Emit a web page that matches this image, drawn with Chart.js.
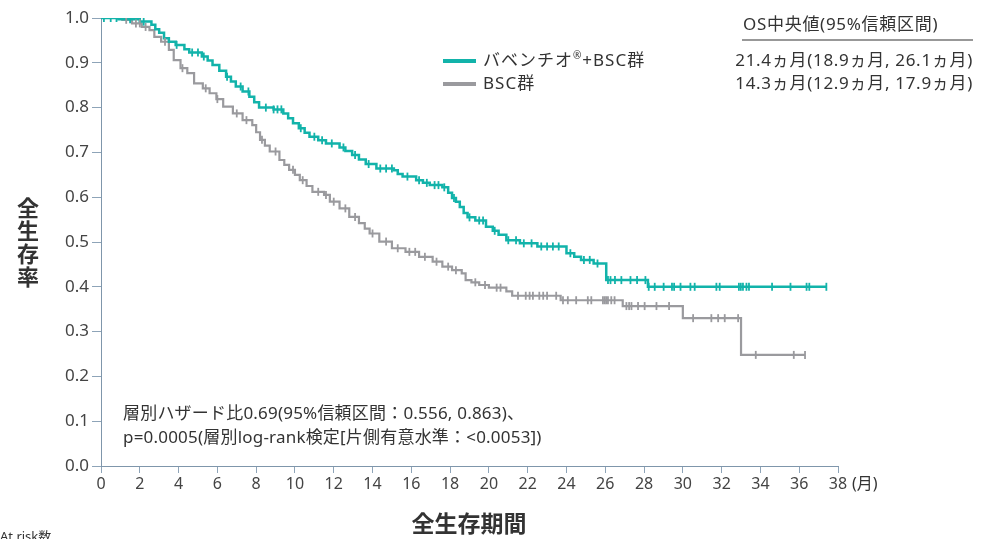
<!DOCTYPE html>
<html><head><meta charset="utf-8">
<script src="https://cdn.jsdelivr.net/npm/chart.js@4"></script>
<style>html,body{margin:0;padding:0;background:#fff;overflow:hidden}#wrap{width:982px;height:539px;position:relative}</style>
</head><body><div id="wrap"><canvas id="c" width="982" height="539"></canvas></div>
<script>
// ---- Data ----
const xTicks = [0,2,4,6,8,10,12,14,16,18,20,22,24,26,28,30,32,34,36,38];
const yTicks = [0,0.1,0.2,0.3,0.4,0.5,0.6,0.7,0.8,0.9,1.0];

// バベンチオ®+BSC群 : event times (months) and survival after each step
const baveTimes = [0,0.9,2.0,2.6,2.8,3.0,3.25,3.5,3.85,4.3,4.55,5.2,5.5,5.75,6.1,6.45,6.7,6.95,7.3,7.65,7.9,8.15,8.9,9.4,9.65,9.9,10.2,10.5,10.75,11.2,11.6,12.3,12.6,12.95,13.3,13.65,14.2,15.1,15.3,15.55,16.25,16.6,16.95,17.6,17.9,18.1,18.3,18.5,18.7,18.9,19.3,19.85,20.2,20.5,20.9,21.6,22.5,24.0,24.4,24.75,25.4,26.05,28.2];
const baveSurv  = [1.0,0.997,0.992,0.985,0.975,0.967,0.955,0.947,0.94,0.93,0.923,0.914,0.905,0.895,0.882,0.869,0.858,0.847,0.836,0.824,0.812,0.80,0.796,0.787,0.776,0.765,0.754,0.744,0.735,0.727,0.72,0.711,0.703,0.694,0.684,0.674,0.664,0.66,0.652,0.646,0.638,0.632,0.627,0.622,0.61,0.598,0.59,0.578,0.565,0.555,0.548,0.534,0.525,0.516,0.504,0.497,0.49,0.475,0.467,0.46,0.452,0.415,0.40];
const baveCensor = [0.15,0.5,0.8,1.5,2.2,3.9,4.7,5.0,5.3,6.5,7.2,7.6,8.5,8.9,9.1,9.3,10.3,11.0,11.4,11.9,12.5,13.1,13.8,14.4,14.7,15.0,15.8,16.4,16.8,17.2,17.4,17.7,18.2,19.0,19.5,19.7,20.3,21.0,21.4,21.8,22.2,22.7,23.0,23.3,23.6,24.2,24.9,25.2,25.6,26.14,26.27,26.5,26.83,27.3,27.64,28.07,28.24,28.55,29.01,29.44,29.55,29.88,30.39,30.61,31.73,31.9,32.89,32.99,33.1,33.28,33.41,34.6,35.55,36.38,36.52,37.4];

// BSC群
const bscTimes = [0,1.1,1.6,2.1,2.5,2.75,3.1,3.5,3.75,4.1,4.45,4.8,5.25,5.6,5.95,6.3,6.8,7.3,7.8,8.0,8.2,8.45,8.7,9.2,9.45,9.7,10.0,10.25,10.6,10.9,11.5,11.8,12.3,12.8,13.3,13.6,13.85,14.35,15.0,15.7,16.4,17.1,17.6,18.1,18.6,18.8,19.1,19.5,20.0,20.9,21.2,23.7,26.9,30.0,33.0];
const bscSurv  = [1.0,0.996,0.988,0.98,0.973,0.958,0.947,0.929,0.906,0.888,0.877,0.854,0.843,0.832,0.819,0.802,0.787,0.772,0.761,0.745,0.728,0.715,0.702,0.683,0.672,0.661,0.65,0.638,0.625,0.612,0.605,0.59,0.575,0.556,0.542,0.53,0.519,0.501,0.486,0.478,0.467,0.456,0.445,0.437,0.43,0.415,0.41,0.404,0.398,0.39,0.38,0.37,0.357,0.33,0.248];
const bscCensor = [1.3,1.8,2.0,2.3,3.3,4.2,5.4,6.0,7.0,7.5,8.3,9.0,9.9,10.4,11.2,11.6,12.0,12.6,13.1,14.0,14.7,15.3,15.9,16.2,16.7,17.3,17.9,18.3,19.3,19.8,20.4,20.6,21.5,21.9,22.1,22.27,22.6,22.8,23.0,23.47,23.82,24.07,24.5,25.1,25.28,25.88,25.97,26.05,26.14,26.31,26.48,27.09,27.23,27.35,27.69,28.03,28.64,29.29,30.53,31.47,31.82,32.16,32.85,33.76,35.72,36.3];

const seriesNames = ['バベンチオ®+BSC群','BSC群'];
const medianRows = ['21.4ヵ月(18.9ヵ月, 26.1ヵ月)','14.3ヵ月(12.9ヵ月, 17.9ヵ月)'];

// ---- Build ----
const TEAL = '#12b3aa', GRAY = '#9a9a9e', TXT = '#333333';
const FONT = '"Noto Sans", "Noto Sans CJK JP", sans-serif';
const BFONT = '"Noto Sans CJK JP", "Noto Sans", sans-serif';

function stepAt(times, surv, t){ let s = surv[0]; for(let i=0;i<times.length;i++){ if(times[i]<=t) s=surv[i]; } return s; }
function curve(times, surv, censor){
  const pts = times.map((t,i)=>({x:t,y:surv[i]}));
  const last = Math.max(...censor);
  pts.push({x:last, y:stepAt(times,surv,last)});
  return pts;
}
function marks(times, surv, censor){ return censor.map(t=>({x:t,y:stepAt(times,surv,t)})); }

Chart.defaults.font.family = FONT;

const textPlugin = {
  id:'texts',
  afterDraw(chart){
    const ctx = chart.ctx;
    ctx.save();
    ctx.fillStyle = TXT; ctx.textBaseline = 'middle';
    // legend
    const leg = [[TEAL,61],[GRAY,84]];
    leg.forEach(([c,y])=>{
      ctx.strokeStyle = c; ctx.lineWidth = 4; ctx.beginPath(); ctx.moveTo(443,y); ctx.lineTo(476,y); ctx.stroke();
    });
    ctx.textAlign = 'left';
    ctx.font = '17px ' + FONT; ctx.letterSpacing = '1px';
    let x = 483;
    const p1 = 'バベンチオ'; ctx.fillText(p1, x, 61); x += ctx.measureText(p1).width;
    ctx.font = '10px ' + FONT; ctx.letterSpacing = '0px'; ctx.fillText('®', x, 56); x += ctx.measureText('®').width + 1;
    ctx.font = '17px ' + FONT; ctx.letterSpacing = '1px'; ctx.fillText('+BSC群', x, 61);
    ctx.fillText(seriesNames[1], 483, 84);
    // median header
    ctx.letterSpacing = '0.7px';
    ctx.fillText('OS中央値(95%信頼区間)', 743, 25);
    ctx.strokeStyle = TXT; ctx.lineWidth = 1.2; ctx.beginPath(); ctx.moveTo(742,40); ctx.lineTo(973,40); ctx.stroke();
    ctx.textAlign = 'right';
    ctx.fillText(medianRows[0], 973, 61);
    ctx.fillText(medianRows[1], 973, 84);
    // annotation
    ctx.textAlign = 'left'; ctx.letterSpacing = '0.2px';
    ctx.fillText('層別ハザード比0.69(95%信頼区間：0.556, 0.863)、', 123, 414);
    ctx.fillText('p=0.0005(層別log-rank検定[片側有意水準：<0.0053])', 123, 438);
    ctx.letterSpacing = '0px';
    // unit
    ctx.font = '16px ' + FONT;
    ctx.fillText('(月)', 852, 484);
    // axis titles
    ctx.font = 'bold 22px ' + BFONT; ctx.textAlign = 'center';
    ['全','生','存','率'].forEach((ch,i)=>ctx.fillText(ch, 28, 208 + i*23));
    ctx.font = 'bold 23px ' + BFONT;
    ctx.fillText('全生存期間', 469, 523);
    ctx.font = '13px ' + FONT; ctx.textAlign = 'left';
    ctx.fillText('At risk数', 0, 537);
    ctx.restore();
  }
};

new Chart(document.getElementById('c'), {
  type:'line',
  data:{ datasets:[
    {label:seriesNames[0], data:curve(baveTimes,baveSurv,baveCensor), stepped:'before', borderColor:TEAL, borderWidth:2.5, pointRadius:0, fill:false, order:2},
    {label:seriesNames[1], data:curve(bscTimes,bscSurv,bscCensor), stepped:'before', borderColor:GRAY, borderWidth:2.2, pointRadius:0, fill:false, order:3},
    {label:'c1', data:marks(baveTimes,baveSurv,baveCensor), showLine:false, pointStyle:'line', rotation:90, pointRadius:4, borderColor:TEAL, pointBorderColor:TEAL, pointBorderWidth:1.8, order:0},
    {label:'c2', data:marks(bscTimes,bscSurv,bscCensor), showLine:false, pointStyle:'line', rotation:90, pointRadius:4, borderColor:GRAY, pointBorderColor:GRAY, pointBorderWidth:1.8, order:1}
  ]},
  options:{
    responsive:false, animation:false, devicePixelRatio:1,
    layout:{padding:{top:18,right:144,left:0,bottom:0}},
    plugins:{legend:{display:false}, tooltip:{enabled:false}},
    scales:{
      x:{type:'linear', min:0, max:38, afterBuildTicks:s=>{s.ticks = xTicks.map(v=>({value:v}));},
         ticks:{color:'#444', font:{size:16}, padding:2, maxRotation:0, autoSkip:false},
         grid:{display:true, drawOnChartArea:false, drawTicks:true, tickLength:7, color:'#8ea4b8'},
         border:{display:true, color:'#7f96ab', width:1},
         afterFit:s=>{s.height=73;}},
      y:{type:'linear', min:0, max:1, afterBuildTicks:s=>{s.ticks = yTicks.map(v=>({value:v}));},
         ticks:{color:'#444', font:{size:17}, padding:3, callback:v=>Number(v).toFixed(1)},
         grid:{display:true, drawOnChartArea:false, drawTicks:true, tickLength:9, color:'#8ea4b8'},
         border:{display:true, color:'#7f96ab', width:1},
         afterFit:s=>{s.width=101;}}
    }
  },
  plugins:[textPlugin]
});
</script></body></html>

EXERCISE PROMPT
Starting at the first line of the material, output exactly the lines up to and including the one with "const yTicks = [0,0.1,0.2,0.3,0.4,0.5,0.6,0.7,0.8,0.9,1.0];". Do not include the pictures.

FINAL RESULT
Emit a web page that matches this image, drawn with Chart.js.
<!DOCTYPE html>
<html><head><meta charset="utf-8">
<script src="https://cdn.jsdelivr.net/npm/chart.js@4"></script>
<style>html,body{margin:0;padding:0;background:#fff;overflow:hidden}#wrap{width:982px;height:539px;position:relative}</style>
</head><body><div id="wrap"><canvas id="c" width="982" height="539"></canvas></div>
<script>
// ---- Data ----
const xTicks = [0,2,4,6,8,10,12,14,16,18,20,22,24,26,28,30,32,34,36,38];
const yTicks = [0,0.1,0.2,0.3,0.4,0.5,0.6,0.7,0.8,0.9,1.0];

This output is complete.